## Written request
Only the lines from the one holding "Give me the Plotly source for this chart." through the one holding "import plotly.graph_objects as go" are to be retyped, exactly as they appear, with both boundary lines included.

========================

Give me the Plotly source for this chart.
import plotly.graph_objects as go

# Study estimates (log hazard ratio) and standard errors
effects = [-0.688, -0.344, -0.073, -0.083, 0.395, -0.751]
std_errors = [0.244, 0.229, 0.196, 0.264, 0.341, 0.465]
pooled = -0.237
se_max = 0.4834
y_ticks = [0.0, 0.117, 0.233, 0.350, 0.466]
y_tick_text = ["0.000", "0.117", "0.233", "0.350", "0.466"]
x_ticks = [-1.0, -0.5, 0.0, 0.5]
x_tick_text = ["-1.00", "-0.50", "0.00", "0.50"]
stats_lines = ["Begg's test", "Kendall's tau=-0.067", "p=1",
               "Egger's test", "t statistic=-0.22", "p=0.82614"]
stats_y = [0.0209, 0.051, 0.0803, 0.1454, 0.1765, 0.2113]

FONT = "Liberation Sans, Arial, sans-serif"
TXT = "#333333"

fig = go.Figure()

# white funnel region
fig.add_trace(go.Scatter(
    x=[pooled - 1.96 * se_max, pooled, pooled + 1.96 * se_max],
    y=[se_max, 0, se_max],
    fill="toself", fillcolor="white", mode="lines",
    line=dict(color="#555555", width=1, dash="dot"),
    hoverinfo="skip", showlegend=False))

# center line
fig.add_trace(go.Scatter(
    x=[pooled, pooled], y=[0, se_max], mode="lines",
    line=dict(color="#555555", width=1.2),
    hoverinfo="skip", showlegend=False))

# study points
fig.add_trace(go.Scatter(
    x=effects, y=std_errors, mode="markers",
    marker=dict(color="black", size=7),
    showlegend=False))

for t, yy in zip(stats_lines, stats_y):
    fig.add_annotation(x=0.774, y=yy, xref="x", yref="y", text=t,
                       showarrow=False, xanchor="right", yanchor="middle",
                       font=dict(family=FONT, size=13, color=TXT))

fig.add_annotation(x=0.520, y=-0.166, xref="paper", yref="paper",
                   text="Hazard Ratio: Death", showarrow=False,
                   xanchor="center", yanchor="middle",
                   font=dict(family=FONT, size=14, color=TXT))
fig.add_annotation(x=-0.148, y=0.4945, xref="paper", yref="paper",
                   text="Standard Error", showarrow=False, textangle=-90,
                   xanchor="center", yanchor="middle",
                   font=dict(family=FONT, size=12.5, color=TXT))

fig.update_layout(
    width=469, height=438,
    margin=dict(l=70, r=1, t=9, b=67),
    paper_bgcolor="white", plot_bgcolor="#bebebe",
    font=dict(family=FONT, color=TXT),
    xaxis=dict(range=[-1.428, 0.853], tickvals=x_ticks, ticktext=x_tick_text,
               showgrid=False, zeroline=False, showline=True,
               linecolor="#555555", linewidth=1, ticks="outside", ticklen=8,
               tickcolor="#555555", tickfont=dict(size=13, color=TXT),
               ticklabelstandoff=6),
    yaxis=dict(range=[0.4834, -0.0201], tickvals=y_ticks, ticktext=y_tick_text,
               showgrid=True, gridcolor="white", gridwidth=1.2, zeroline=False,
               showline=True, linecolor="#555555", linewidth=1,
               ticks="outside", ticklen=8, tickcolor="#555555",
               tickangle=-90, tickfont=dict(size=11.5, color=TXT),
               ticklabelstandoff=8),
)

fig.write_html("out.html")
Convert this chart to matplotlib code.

========================

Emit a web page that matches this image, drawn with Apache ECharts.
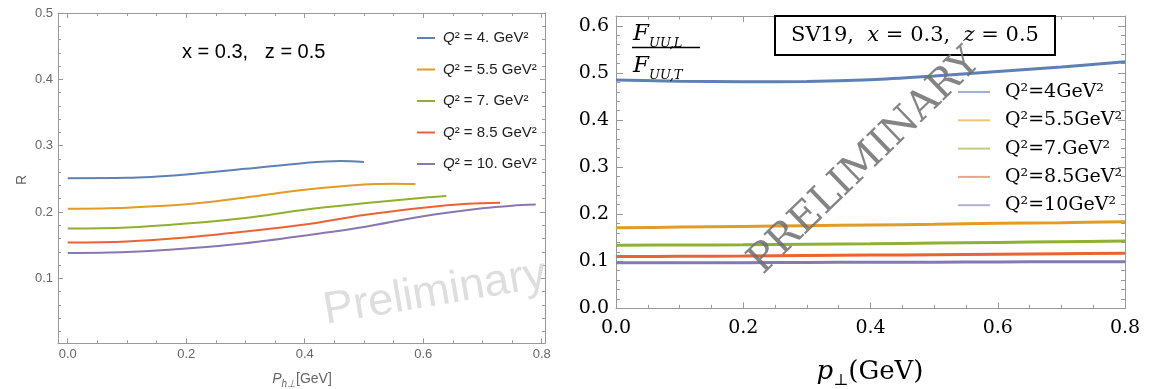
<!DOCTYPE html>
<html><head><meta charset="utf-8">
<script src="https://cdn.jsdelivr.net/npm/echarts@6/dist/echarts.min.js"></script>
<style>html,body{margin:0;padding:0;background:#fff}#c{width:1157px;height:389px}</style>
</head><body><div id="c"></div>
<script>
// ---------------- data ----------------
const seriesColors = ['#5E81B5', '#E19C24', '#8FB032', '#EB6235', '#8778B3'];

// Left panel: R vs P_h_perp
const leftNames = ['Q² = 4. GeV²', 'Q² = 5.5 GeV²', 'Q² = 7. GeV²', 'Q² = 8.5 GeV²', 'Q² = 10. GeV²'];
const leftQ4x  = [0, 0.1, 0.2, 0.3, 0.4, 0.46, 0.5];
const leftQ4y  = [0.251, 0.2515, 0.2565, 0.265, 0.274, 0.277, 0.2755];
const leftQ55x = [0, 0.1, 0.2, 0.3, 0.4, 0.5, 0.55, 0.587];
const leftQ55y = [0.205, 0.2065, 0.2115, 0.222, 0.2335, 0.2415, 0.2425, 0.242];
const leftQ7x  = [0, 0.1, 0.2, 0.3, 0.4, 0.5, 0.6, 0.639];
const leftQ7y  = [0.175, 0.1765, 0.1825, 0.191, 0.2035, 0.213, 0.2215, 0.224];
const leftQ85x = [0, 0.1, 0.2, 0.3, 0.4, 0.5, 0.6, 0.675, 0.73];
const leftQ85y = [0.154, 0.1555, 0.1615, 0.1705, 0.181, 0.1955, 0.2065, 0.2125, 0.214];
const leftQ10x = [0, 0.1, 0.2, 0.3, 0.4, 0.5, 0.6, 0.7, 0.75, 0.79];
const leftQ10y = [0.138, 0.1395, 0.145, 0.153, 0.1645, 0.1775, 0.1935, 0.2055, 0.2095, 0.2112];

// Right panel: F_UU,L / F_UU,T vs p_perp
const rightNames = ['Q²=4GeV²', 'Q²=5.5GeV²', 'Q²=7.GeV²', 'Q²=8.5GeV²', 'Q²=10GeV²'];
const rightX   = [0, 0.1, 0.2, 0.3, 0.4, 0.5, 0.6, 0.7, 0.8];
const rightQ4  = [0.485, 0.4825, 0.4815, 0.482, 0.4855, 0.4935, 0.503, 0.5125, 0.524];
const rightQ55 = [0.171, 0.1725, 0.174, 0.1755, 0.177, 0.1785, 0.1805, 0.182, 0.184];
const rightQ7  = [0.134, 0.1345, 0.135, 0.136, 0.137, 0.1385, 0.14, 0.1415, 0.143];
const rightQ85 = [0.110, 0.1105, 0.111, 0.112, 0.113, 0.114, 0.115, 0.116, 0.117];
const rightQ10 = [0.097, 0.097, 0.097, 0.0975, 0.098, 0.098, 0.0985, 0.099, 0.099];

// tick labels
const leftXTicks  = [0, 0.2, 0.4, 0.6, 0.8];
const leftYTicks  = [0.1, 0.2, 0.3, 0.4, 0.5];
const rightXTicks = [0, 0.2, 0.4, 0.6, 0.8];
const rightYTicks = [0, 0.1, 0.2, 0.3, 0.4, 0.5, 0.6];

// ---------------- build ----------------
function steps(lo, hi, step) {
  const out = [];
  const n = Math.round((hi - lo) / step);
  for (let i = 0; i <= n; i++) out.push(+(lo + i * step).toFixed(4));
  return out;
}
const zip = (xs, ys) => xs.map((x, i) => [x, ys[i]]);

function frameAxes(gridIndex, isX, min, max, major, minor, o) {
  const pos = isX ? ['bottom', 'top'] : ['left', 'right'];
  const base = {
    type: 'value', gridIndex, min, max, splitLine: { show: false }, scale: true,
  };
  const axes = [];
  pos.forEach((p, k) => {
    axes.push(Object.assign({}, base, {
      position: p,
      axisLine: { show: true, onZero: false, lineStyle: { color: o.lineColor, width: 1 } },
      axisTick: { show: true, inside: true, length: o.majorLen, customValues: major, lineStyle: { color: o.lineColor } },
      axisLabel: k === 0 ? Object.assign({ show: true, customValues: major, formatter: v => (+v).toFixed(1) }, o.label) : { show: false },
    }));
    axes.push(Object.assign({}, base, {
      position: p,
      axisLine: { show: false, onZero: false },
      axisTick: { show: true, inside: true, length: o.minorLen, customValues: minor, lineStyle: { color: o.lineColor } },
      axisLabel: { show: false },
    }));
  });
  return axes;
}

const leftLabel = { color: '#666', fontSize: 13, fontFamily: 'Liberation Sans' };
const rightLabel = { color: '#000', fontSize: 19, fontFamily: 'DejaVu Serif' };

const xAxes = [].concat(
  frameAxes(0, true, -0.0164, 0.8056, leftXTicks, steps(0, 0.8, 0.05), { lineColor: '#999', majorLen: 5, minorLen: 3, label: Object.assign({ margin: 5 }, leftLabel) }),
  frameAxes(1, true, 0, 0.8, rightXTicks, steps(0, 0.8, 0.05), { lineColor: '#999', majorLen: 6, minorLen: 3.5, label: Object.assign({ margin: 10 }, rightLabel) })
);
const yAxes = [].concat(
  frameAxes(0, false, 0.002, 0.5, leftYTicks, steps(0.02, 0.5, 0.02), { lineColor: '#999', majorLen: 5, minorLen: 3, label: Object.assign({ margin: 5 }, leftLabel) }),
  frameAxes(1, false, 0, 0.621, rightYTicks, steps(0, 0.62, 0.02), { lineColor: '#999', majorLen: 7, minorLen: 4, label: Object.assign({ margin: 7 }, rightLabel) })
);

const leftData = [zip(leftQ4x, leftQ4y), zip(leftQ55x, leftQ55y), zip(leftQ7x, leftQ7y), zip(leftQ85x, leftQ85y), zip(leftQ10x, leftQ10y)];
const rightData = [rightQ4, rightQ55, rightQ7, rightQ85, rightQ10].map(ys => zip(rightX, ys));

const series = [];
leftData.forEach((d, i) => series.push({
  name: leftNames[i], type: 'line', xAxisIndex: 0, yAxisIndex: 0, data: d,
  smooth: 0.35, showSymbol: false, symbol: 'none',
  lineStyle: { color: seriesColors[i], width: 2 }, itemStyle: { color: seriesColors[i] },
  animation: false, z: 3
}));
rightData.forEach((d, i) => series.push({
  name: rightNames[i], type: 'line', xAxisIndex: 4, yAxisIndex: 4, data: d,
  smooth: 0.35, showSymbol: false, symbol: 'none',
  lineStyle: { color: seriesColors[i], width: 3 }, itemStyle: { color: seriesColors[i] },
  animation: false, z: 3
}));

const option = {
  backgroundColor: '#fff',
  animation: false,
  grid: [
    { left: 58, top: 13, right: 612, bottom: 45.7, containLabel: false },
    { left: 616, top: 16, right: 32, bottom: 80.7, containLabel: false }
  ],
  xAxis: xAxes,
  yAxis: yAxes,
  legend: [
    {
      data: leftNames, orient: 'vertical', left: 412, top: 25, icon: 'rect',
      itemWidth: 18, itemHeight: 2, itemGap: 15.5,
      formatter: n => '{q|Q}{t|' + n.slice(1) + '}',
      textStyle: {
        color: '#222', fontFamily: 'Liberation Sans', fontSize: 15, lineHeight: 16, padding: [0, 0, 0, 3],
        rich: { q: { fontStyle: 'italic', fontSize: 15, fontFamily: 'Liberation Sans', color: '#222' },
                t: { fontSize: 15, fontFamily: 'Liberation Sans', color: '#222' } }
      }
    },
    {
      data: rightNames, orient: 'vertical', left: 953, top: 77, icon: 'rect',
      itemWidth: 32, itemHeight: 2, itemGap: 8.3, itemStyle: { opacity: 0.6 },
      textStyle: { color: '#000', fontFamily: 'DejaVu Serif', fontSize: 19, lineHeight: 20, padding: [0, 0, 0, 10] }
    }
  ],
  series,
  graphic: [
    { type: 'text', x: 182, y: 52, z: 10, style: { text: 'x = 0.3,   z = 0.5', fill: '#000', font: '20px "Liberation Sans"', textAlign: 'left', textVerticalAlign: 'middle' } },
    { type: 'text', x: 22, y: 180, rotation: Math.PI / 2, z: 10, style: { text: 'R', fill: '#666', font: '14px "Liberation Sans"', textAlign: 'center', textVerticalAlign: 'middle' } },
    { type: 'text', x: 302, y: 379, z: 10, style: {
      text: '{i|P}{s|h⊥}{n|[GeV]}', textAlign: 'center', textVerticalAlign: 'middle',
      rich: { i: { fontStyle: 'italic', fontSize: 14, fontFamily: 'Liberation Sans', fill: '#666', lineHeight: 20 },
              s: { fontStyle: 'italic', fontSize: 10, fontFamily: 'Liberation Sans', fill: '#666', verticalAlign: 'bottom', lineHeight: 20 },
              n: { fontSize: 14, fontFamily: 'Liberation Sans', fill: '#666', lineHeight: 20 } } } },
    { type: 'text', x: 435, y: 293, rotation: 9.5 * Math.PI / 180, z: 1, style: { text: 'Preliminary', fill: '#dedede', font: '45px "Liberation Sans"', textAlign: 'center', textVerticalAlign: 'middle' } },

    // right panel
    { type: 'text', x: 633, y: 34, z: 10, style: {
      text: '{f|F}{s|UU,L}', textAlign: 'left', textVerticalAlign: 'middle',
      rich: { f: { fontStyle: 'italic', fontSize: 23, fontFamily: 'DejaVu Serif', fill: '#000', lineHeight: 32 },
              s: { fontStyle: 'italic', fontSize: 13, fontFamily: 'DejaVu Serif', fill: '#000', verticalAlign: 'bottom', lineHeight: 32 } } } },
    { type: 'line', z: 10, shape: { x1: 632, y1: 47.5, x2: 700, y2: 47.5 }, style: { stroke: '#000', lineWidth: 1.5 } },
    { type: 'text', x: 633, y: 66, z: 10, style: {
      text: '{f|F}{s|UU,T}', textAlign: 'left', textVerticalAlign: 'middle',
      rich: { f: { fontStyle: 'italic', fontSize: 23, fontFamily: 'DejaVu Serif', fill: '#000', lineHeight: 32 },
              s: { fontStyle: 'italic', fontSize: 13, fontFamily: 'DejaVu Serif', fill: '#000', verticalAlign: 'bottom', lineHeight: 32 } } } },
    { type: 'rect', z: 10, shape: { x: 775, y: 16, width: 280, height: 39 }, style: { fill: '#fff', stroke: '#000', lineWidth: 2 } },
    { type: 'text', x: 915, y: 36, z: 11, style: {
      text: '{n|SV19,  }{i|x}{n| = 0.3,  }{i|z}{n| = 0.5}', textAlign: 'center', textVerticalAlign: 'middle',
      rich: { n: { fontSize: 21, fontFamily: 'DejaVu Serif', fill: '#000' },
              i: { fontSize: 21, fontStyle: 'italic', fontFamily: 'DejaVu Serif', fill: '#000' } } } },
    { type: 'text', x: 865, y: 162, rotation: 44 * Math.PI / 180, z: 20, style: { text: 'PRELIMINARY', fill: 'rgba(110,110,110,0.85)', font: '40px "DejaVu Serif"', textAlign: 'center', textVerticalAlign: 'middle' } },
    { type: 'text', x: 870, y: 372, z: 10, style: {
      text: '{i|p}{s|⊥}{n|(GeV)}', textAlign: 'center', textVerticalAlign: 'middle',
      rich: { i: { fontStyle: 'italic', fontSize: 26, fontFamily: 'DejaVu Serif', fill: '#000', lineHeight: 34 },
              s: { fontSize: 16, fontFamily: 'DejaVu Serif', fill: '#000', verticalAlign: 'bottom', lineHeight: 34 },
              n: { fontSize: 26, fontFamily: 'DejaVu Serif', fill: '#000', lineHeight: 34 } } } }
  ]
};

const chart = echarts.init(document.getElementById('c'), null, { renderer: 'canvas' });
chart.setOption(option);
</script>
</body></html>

========================

## Answer for this exercise
Give me the Plotly source for this chart.
import plotly.graph_objects as go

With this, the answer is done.